Growing up, I was the child who thought the world could do no harm. I thought my skin pruning from being in the pool for too long was the worst thing that could happen. I had no reason to believe that life had unbearable obstacles that could affect me indirectly. I was nine years old when I learned of how my perspective on life was to change. I was leaving for a summer vacation, and while at the airport my mom told me that her doctor was putting her on a new kind of medicine, so when I got home not to get scared when I saw how she had to inject it. My fragile mind was confused and for the next four years I didn’t think anything of it when I saw her “taking the medicine”. Entering high school, I decided that I was not going to let Multiple Sclerosis stand in the way of my mom watching me through the most important years of my life.

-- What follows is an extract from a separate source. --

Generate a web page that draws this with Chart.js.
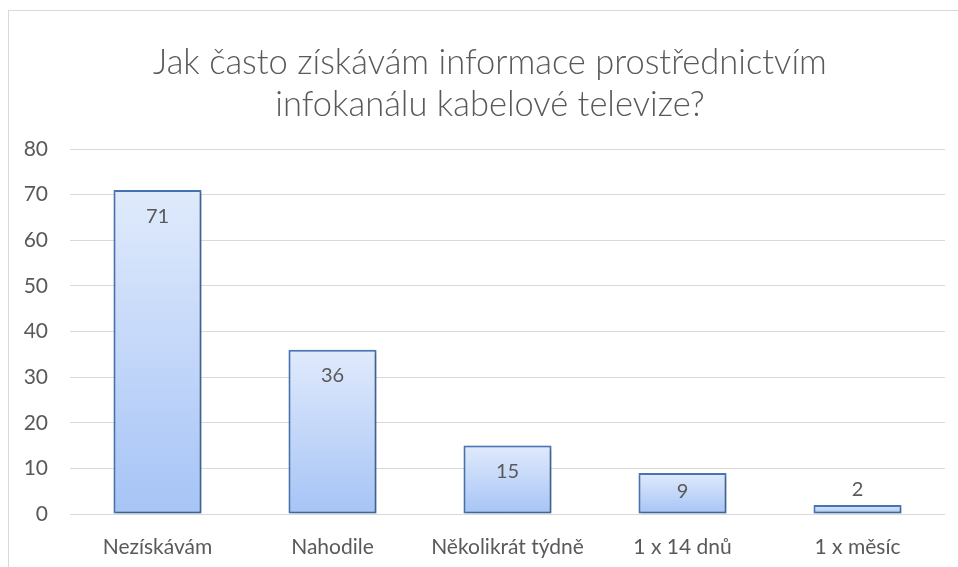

It was at that time I decided to start a project to get my community involved in battling this disease.
I was fully aware that the efforts I put into this project were not going to miraculously result in a cure for MS. All I wanted to do was get the name out there, make my peers aware that cancer isn’t the only disease that affects people; and along the way, raise some money to donate to the MS society to find the cure that would keep my mom out of a wheelchair. Now, four years later, I feel that sense of accomplishment when I see the “believe” key chain holding together the keys of the lady in front of me in the checkout line at the grocery store.
I have never been a shy child. I’ve always been willing to do whatever it takes in a situation. This project has taught me perseverance can never be replaced. I have learned that the world is unaware of some of the things that are happening right before their eyes, whether it be the number of people killed each day, or the efforts that are available for them to help. There is no better feeling in the world then knowing you may have potentially saved a life, and over $3,000 later, I couldn’t ask for a better feeling of accomplishment.